If recent history can be used as a guide to how this weekend's Shell & Pennzoil Grand Prix of Houston double-header will play out, the 49-point advantage championship leader Helio Castroneves holds over Scott Dixon could be in jeopardy.
With 50 points on offer to win each race, a point for pole, a point for leading a lap and two more for leading the most laps, Castroneves and his Team Penske crew will need to keep an eye on the Target Chip Ganassi Racing driver. The Kiwi has a pair of fourths from the Detroit double-header, a pair of wins at the most recent double-header in Toronto and was also in the frame for another podium at Baltimore until…well, you know what happened there.
Of all the drivers in the IndyCar paddock, Dixon was seemingly created to drive on bumpy street courses and that's exactly what he'll have this weekend as he attempts to keep the No. 9 Honda earthbound during a pair of 90-lap events. There's no guarantee Houston will be another repeat of Toronto for Dixie, but you could not pick a better track to give the two-time champion 108 points to pursue.
Castroneves will also have a two-time street course race winner to contend with in Schmidt Hamilton Racing's Simon Pagenaud.

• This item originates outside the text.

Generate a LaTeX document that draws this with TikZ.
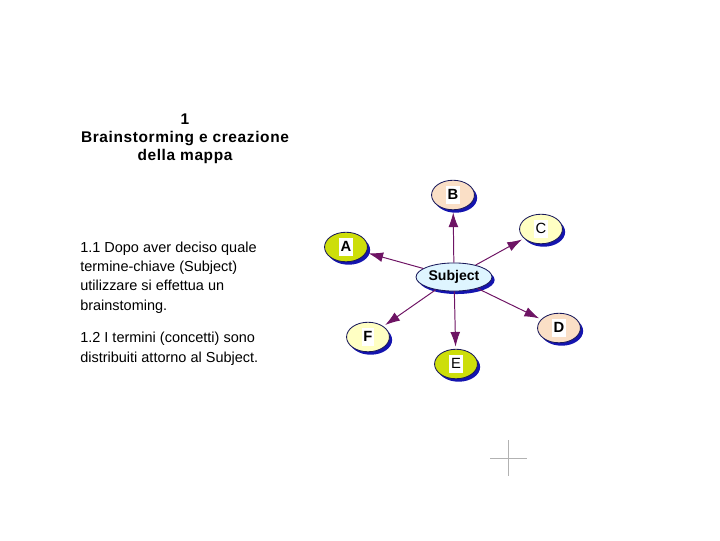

The Frenchman has a longer haul to the Brazilian from third in the standings, but with victories on Detroit's rallycross circuit and again at Baltimore, his No. 77 Honda is another pre-race favorite to grab handfuls of points.
It's also worth noting that since Chevy-powered James Hinchcliffe won in Brazil for Andretti Autosport, Honda, with its exceptional mid-range power delivery, has won every street course – five in total – since the series visited Sao Paulo in May.
Add in fourth-place Marco Andretti (-71 points) and fifth-place Ryan Hunter-Reay (-74 points) to the Castroneves Chase and the 38-year-old Brazilian needs to come away from Houston with solid runs inside the top-5 if he's to hold the championship lead into the season finale at Fontana.
Without running through a mind-numbing list of every possible championship scenario, Castroneves could clinch the title this weekend if he moves his lead to 55 points or more by the end of Race 2.
Coming off of last week's test at Fontana, Castroneves was the class of the field – untouchable, almost – which could make Houston the place where Dixon, Pagenaud and the rest have a realistic shot at turning the tide in their favor.
In a call to RACER prior to a sponsor function for Shell, whose branding will be carried on his No. 3 Chevy in Houston, Castroneves made it clear he'll be racing with his head this weekend while those who are pursuing him have no choice but to dial up the intensity and go for broke.
“The way I'm approaching it is I'm not only thinking about the championship lead; I'm thinking about keeping the lead, but also our performance this weekend,” he said. “My goal is to have a quick car, a consistent car, and it's 90 laps each race. I don't know the track, I haven't been there, so if it's bumpy, I'll deal with it. I'm just going to work on setting up my car the best we can. I'm not worried about who's being aggressive, how the Hondas are doing, or whatever. I'm focused on learning what we've learned at the tracks we've been to, the street courses. At Toronto the car was very good, so we're going to focus on trying to make the Shell car like that.”
Castroneves has been incredibly effective this season by taking a “best on the day” approach to his races. In the past, he's been susceptible to over-driving – trying too hard at times, or trying to squeeze a better finishing position out of a car that just didn't have the pace to get there – and paid the price with broken wings or meetings with the wall. Yet once he dialed down his intensity a notch or two and stopped trying to force the issue, his championship aspirations became more realistic.
He's rarely been the fastest car on track, but through 16 rounds, Castroneves has only finished outside the top-10 on one occasion. Nine visits inside the top-6 and five trips to the podium, including a win at Texas, has Castroneves on the cusp of his first Indy car title, which means changes to his less forceful approach are unlikely for Houston.
“That's my mentality,” he confirmed. “That's how I'm approaching this weekend – it's two races. I'm not going to start counting points or positions – who's where in the race and what does that mean for me and all of that stuff. You can't control those things. All I can do is drive. I'm only trying to control the things I can at this point. It's like we did at Baltimore.
“We did the best with the circumstances we had and it worked out very well. I want to do everything we can to be competitive with those guys. If we can be at the front, OK. If we're at the back, we need to make things better so I can get to the front. We will handle whatever situation we have.”